-- Work to be completed --
Retype, please, the listing from its opening line through the line that contains "(0,0) rectangle (1269,556);", both included, without the pictures.

-- Data extract --
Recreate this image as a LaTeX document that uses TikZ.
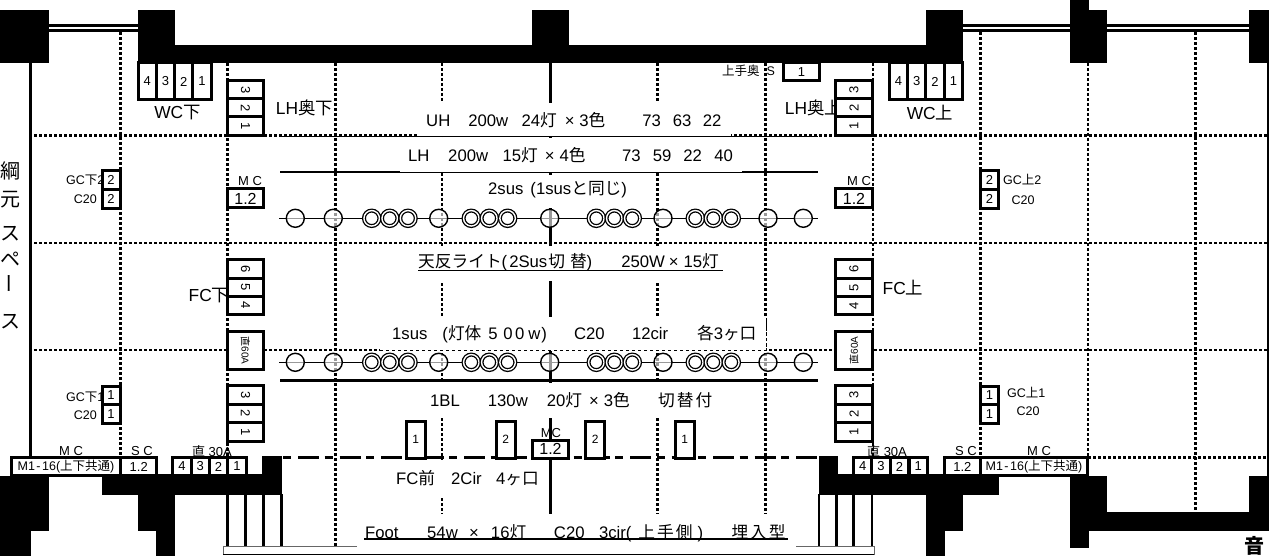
\documentclass[tikz,border=0pt]{standalone}
\usepackage{fontspec}
\setmainfont{Liberation Sans}
\newfontfamily\cjk{Noto Sans CJK JP}
\newcommand{\jp}[1]{{\cjk #1}}
\newcommand{\fsz}[1]{\fontsize{#1}{#1}\selectfont}
\begin{document}
\begin{tikzpicture}[x=1pt,y=-1pt]
	\tikzstyle{grid}=[line width=2.8pt, dash pattern=on 3pt off 2pt]
	\tikzstyle{rail}=[line width=2.8pt]
	\tikzstyle{cell}=[draw, fill=white, line width=3pt, inner sep=0pt, font=\fsz{13}]
	\tikzstyle{hcell}=[cell, minimum width=18.3pt, minimum height=37pt]
	\tikzstyle{bcell}=[cell, minimum width=18.3pt, minimum height=18.5pt]
	\tikzstyle{vcell}=[cell, minimum width=18.3pt, minimum height=36.5pt]
	\tikzstyle{row}=[anchor=west, inner sep=0pt, font=\fsz{16.7}]
	\tikzstyle{big}=[inner sep=0pt, font=\fsz{17.4}]
	\tikzstyle{small}=[inner sep=0pt, font=\fsz{12.5}]
	\tikzstyle{label}=[inner sep=0pt, font=\fsz{13}]
	\tikzstyle{bulb}=[circle, draw, line width=1.4pt, fill=white, fill opacity=.6, minimum size=18pt, inner sep=0pt]
	\tikzstyle{tribulb}=[circle, draw, fill=white, line width=1.3pt, double, double distance=1.4pt, minimum size=15.5pt, inner sep=0pt]
	\path[use as bounding box, clip] (0,0) rectangle (1269,556);

	% walls
	\fill (0,10) rectangle (49,63.5);
	\fill (138,10) rectangle (175,63.5);
	\fill (138,45) rectangle (963,63.5);
	\fill (532,10) rectangle (569,45);
	\fill (926,10) rectangle (963,63.5);
	\fill (1070,10) rectangle (1107,63.5);
	\fill (1070,0) rectangle (1089,10);
	\fill (1249,10) rectangle (1269,63.5);
	\fill (0,476) rectangle (49,531);
	\fill (0,531) rectangle (31,556);
	\fill (102,474) rectangle (282,494.5);
	\fill (138,494) rectangle (175,531);
	\fill (156,531) rectangle (175,556);
	\fill (262,456) rectangle (282,475);
	\fill (819,456) rectangle (838,475);
	\fill (819,474) rectangle (999,494.5);
	\fill (926,494) rectangle (963,531);
	\fill (926,531) rectangle (945,556);
	\fill (1070,476) rectangle (1107,512);
	\fill (1070,512) rectangle (1089,548);
	\fill (1089,512) rectangle (1269,531);
	\fill (1249,476) rectangle (1269,512);

	% double lines between the columns
	\foreach \a/\b in {49/138,963/1070,1107/1249} {
		\draw[line width=2.7pt] (\a,25.3) -- (\b,25.3);
		\draw[line width=2.7pt] (\a,30.2) -- (\b,30.2);
	}
	\draw[line width=2.7pt] (30.5,63) -- (30.5,457);
	\draw[line width=2pt] (1268,63) -- (1268,476);

	% dotted grid
	\foreach \y in {135.5,243,350} \draw[grid] (34,\y) -- (1269,\y);
	\draw[grid] (1088,457.7) -- (1269,457.7);
	\foreach \x in {120.5,980.5} \draw[grid] (\x,32) -- (\x,457);
	\foreach \x in {227.5,873,1088} \draw[grid] (\x,63) -- (\x,457);
	\draw[grid] (1195.5,32) -- (1195.5,511);
	\draw[grid] (335.5,63) -- (335.5,546);
	\foreach \x in {442,657.3,765.3} \draw[grid] (\x,63) -- (\x,514);
	\draw[rail] (550.5,63) -- (550.5,514);

	% long lines on stage
	\draw[line width=1pt] (280,136.6) -- (818,136.6);
	\draw[line width=2pt] (280,172) -- (400,172);
	\draw[line width=2pt] (742,172) -- (818,172);
	\draw[line width=3pt] (280,380) -- (818,380);
	\draw[line width=2.8pt, dash pattern=on 8pt off 7pt on 21pt off 5.5pt] (283,457.7) -- (819,457.7);
	\draw[line width=1.5pt] (279,218.3) -- (818,218.3);
	\draw[line width=1.5pt] (279,362.3) -- (818,362.3);

	% bulbs
	\foreach \y/\r in {218.3/a,362.3/b} {
		\foreach \x [count=\i] in {295.3,333.3,438.7,549.7,663,768,803.3}
			\node[bulb] (\r s\i) at (\x,\y) {};
		\foreach \x [count=\i] in {371.7,389.7,408,471.3,489.3,507.6,596.3,614.3,632.3,695.3,713.3,731.3}
			\node[tribulb] (\r t\i) at (\x,\y) {};
	}

	% white bands behind the texts
	\fill[white] (417,103) rectangle (731,136);
	\fill[white] (400,138) rectangle (742,171.8);
	\fill[white] (475,175) rectangle (640,208);
	\fill[white] (418,246) rectangle (723,281);
	\fill[white] (380,316.5) rectangle (766,350.7);
	\fill[white] (420,383) rectangle (725,418);
	\fill[white] (390,459.5) rectangle (540,497);
	\fill[white] (357,516) rectangle (796,546);
	\draw[line width=.8pt] (400,172.6) -- (742,172.6);
	\draw[line width=.7pt, dashed] (380,350.8) -- (766,350.8) -- (766,317);
	\draw[line width=1.7pt] (418,270.6) -- (723,270.6);
	\draw[line width=1.8pt] (364,539.3) -- (788,539.3);

	% stage front
	\draw[line width=1pt, draw=black!60] (796,546) -- (874,546) -- (874,554.7);
	\draw[line width=1pt, draw=black!60] (357,546) -- (223,546) -- (223,554.7);
	\draw[line width=1pt] (223,554.7) -- (874,554.7);
	\foreach \x in {227.5,245.5,263.5,281.5,819,836.5,853.5,872} \draw[rail] (\x,494) -- (\x,546);

	% main rows
	\node[row] (uh) at (426,120) {UH\hspace{18pt}200w\hspace{13.3pt}24\jp{灯}\hspace{8pt}×\hspace{4.7pt}3\jp{色}\hspace{37pt}73\hspace{12pt}63\hspace{11.4pt}22};
	\node[row] (lh) at (408,155) {LH\hspace{18.7pt}200w\hspace{14.4pt}15\jp{灯}\hspace{7pt}×\hspace{5pt}4\jp{色}\hspace{36.6pt}73\hspace{12pt}59\hspace{12pt}22\hspace{12.4pt}40};
	\node[row] (sustwo) at (488,190) {2sus\hspace{7pt}(1sus\jp{と同じ})};
	\node[row] (tenhan) at (418,262) {\jp{天反ライト}(\hspace{2pt}2Sus\hspace{1pt}\jp{切\hspace{5pt}替})\hspace{29pt}250W\hspace{4pt}×\hspace{5pt}15\jp{灯}};
	\node[row] (susone) at (392,334) {1sus\hspace{15pt}(\jp{灯体}\hspace{7pt}5\hspace{5.7pt}0\hspace{2.3pt}0\hspace{4.1pt}w\hspace{1pt})\hspace{27pt}C20\hspace{27.4pt}12cir\hspace{28.8pt}\jp{各}3\jp{ヶ口}};
	\node[row] (bl) at (430,400) {1BL\hspace{28pt}130w\hspace{19pt}20\jp{灯}\hspace{7pt}×\hspace{5pt}3\jp{色}\hspace{28.3pt}\jp{切\hspace{2pt}替\hspace{2pt}付}};
	\node[row] (fcmae) at (396,478) {FC\jp{前}\hspace{16pt}2Cir\hspace{14.4pt}4\jp{ヶ口}};
	\node[row] (foot) at (365,533) {Foot\hspace{28.6pt}54w\hspace{11.4pt}×\hspace{12pt}16\jp{灯}\hspace{27.7pt}C20\hspace{14.4pt}3cir(\hspace{7pt}\jp{上\hspace{2pt}手\hspace{2pt}側}\hspace{5pt})\hspace{28.4pt}\jp{埋\hspace{2pt}入\hspace{2pt}型}};

	% side labels
	\node[big] (lhlow) at (304.5,108) {LH\jp{奥下}};
	\node[big] (lhup) at (813.5,108) {LH\jp{奥上}};
	\node[big] (wclow) at (177.5,113) {WC\jp{下}};
	\node[big] (wcup) at (930,113) {WC\jp{上}};
	\node[big] (fclow) at (209,296) {FC\jp{下}};
	\node[big] (fcup) at (903,288) {FC\jp{上}};
	\node[small,anchor=west] (oku) at (722,71) {\jp{上手奥}\hspace{7pt}S};
	\node[small,anchor=west] (gclow2) at (66,180) {GC\jp{下}2};
	\node[small,anchor=east] (clow2) at (97,199) {C20};
	\node[small,anchor=west] (gcup2) at (1003,180) {GC\jp{上}2};
	\node[small] (cup2) at (1023,200) {C20};
	\node[small,anchor=west] (gclow1) at (66,397) {GC\jp{下}1};
	\node[small,anchor=east] (clow1) at (97,415) {C20};
	\node[small,anchor=west] (gcup1) at (1007,393) {GC\jp{上}1};
	\node[small] (cup1) at (1028,411) {C20};
	\node[label] (mcl) at (250,181) {M C};
	\node[label] (mcr) at (859,181) {M C};
	\node[label] (mcmid) at (551,433) {MC};
	\node[label] (mcbl) at (71,451.5) {M C};
	\node[label] (scbl) at (142,451.5) {S C};
	\node[label] (chokl) at (212,451.5) {\jp{直} 30A};
	\node[label] (chokr) at (887,451.5) {\jp{直} 30A};
	\node[label] (scbr) at (966,451.5) {S C};
	\node[label] (mcbr) at (1039,451.5) {M C};

	% vertical text on the far left
	\foreach \y/\t [count=\i] in {171/綱,200/元,234/ス,259/ペ,322/ス}
		\node[inner sep=0pt, font=\cjk\fsz{20}] (side\i) at (10,\y) {\t};
	\node[inner sep=0pt, rotate=-90, font=\cjk\fsz{20}] (sidebar) at (6,283) {ー};

	% top boxes
	\foreach \x/\t [count=\i] in {147.2/4,165.5/3,183.8/2,202/1}
		\node[hcell] (wcl\i) at (\x,81.5) {\t};
	\foreach \x/\t [count=\i] in {898.5/4,916.8/3,935.1/2,953.6/1}
		\node[hcell] (wcr\i) at (\x,81.5) {\t};
	\node[cell, minimum width=36.5pt, minimum height=18pt] (okus) at (801.5,72) {1};

	% channel stacks at the side
	\foreach \x/\r/\s in {245.5/-90/l,854/90/r} {
		\foreach \y/\t [count=\i] in {90/3,108/2,126/1}
			\node[vcell, rotate=\r] (lh\s\i) at (\x,\y) {\t};
		\foreach \y/\t [count=\i] in {269/6,287.5/5,305.5/4}
			\node[vcell, rotate=\r] (fc\s\i) at (\x,\y) {\t};
		\foreach \y/\t [count=\i] in {395/3,413.5/2,432/1}
			\node[vcell, rotate=\r] (bl\s\i) at (\x,\y) {\t};
		\node[cell, rotate=\r, minimum width=37.5pt, minimum height=36.5pt, font=\fsz{10}] (dim\s) at (\x,350.5) {\jp{直}60A};
		\node[cell, minimum width=36.5pt, minimum height=19pt, font=\fsz{16}] (mc\s) at (\x,198.5) {1.2};
	}

	% gc boxes
	\foreach \x/\s in {111,989.5} {
		\node[bcell, minimum width=18pt] (gca\s) at (\x,180) {2};
		\node[bcell, minimum width=18pt] (gcb\s) at (\x,199) {2};
		\node[bcell, minimum width=18pt] (gcc\s) at (\x,395.5) {1};
		\node[bcell, minimum width=18pt] (gcd\s) at (\x,414) {1};
	}

	% bottom row
	\node[bcell, minimum width=109pt, font=\fsz{12.5}] (mbl) at (66,466.5) {M1\hspace{1.5pt}-\hspace{1.5pt}16(\jp{上下共通})};
	\node[bcell, minimum width=36pt] (sbl) at (138.7,466.5) {1.2};
	\foreach \x/\t [count=\i] in {182/4,200.2/3,218.5/2,237/1}
		\node[bcell] (cbl\i) at (\x,466.5) {\t};
	\foreach \x/\t [count=\i] in {862.7/4,881/3,899.5/2,918.2/1}
		\node[bcell] (cbr\i) at (\x,466.5) {\t};
	\node[bcell, minimum width=36.5pt] (sbr) at (962.3,466.5) {1.2};
	\node[bcell, minimum width=107pt, font=\fsz{12.5}] (mbr) at (1034,466.5) {M1\hspace{1.5pt}-\hspace{1.5pt}16(\jp{上下共通})};

	% front of house boxes
	\foreach \x/\t [count=\i] in {415.7/1,505.7/2,595.2/2,684.7/1}
		\node[cell, minimum width=19pt, minimum height=37pt, font=\fsz{12}] (fr\i) at (\x,439.5) {\t};
	\node[cell, minimum width=36.5pt, minimum height=18pt, font=\fsz{16}] (mcb) at (550.5,449) {1.2};

	\node[inner sep=0pt, font=\cjk\bfseries\fsz{20}] (oto) at (1254,546) {音};
\end{tikzpicture}
\end{document}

-- Answer for this exercise --
Recreate this image as a LaTeX document that uses TikZ.
\documentclass[tikz,border=0pt]{standalone}
\usepackage{fontspec}
\setmainfont{Liberation Sans}
\newfontfamily\cjk{Noto Sans CJK JP}
\newcommand{\jp}[1]{{\cjk #1}}
\newcommand{\fsz}[1]{\fontsize{#1}{#1}\selectfont}
\begin{document}
\begin{tikzpicture}[x=1pt,y=-1pt]
	\tikzstyle{grid}=[line width=2.8pt, dash pattern=on 3pt off 2pt]
	\tikzstyle{rail}=[line width=2.8pt]
	\tikzstyle{cell}=[draw, fill=white, line width=3pt, inner sep=0pt, font=\fsz{13}]
	\tikzstyle{hcell}=[cell, minimum width=18.3pt, minimum height=37pt]
	\tikzstyle{bcell}=[cell, minimum width=18.3pt, minimum height=18.5pt]
	\tikzstyle{vcell}=[cell, minimum width=18.3pt, minimum height=36.5pt]
	\tikzstyle{row}=[anchor=west, inner sep=0pt, font=\fsz{16.7}]
	\tikzstyle{big}=[inner sep=0pt, font=\fsz{17.4}]
	\tikzstyle{small}=[inner sep=0pt, font=\fsz{12.5}]
	\tikzstyle{label}=[inner sep=0pt, font=\fsz{13}]
	\tikzstyle{bulb}=[circle, draw, line width=1.4pt, fill=white, fill opacity=.6, minimum size=18pt, inner sep=0pt]
	\tikzstyle{tribulb}=[circle, draw, fill=white, line width=1.3pt, double, double distance=1.4pt, minimum size=15.5pt, inner sep=0pt]
	\path[use as bounding box, clip] (0,0) rectangle (1269,556);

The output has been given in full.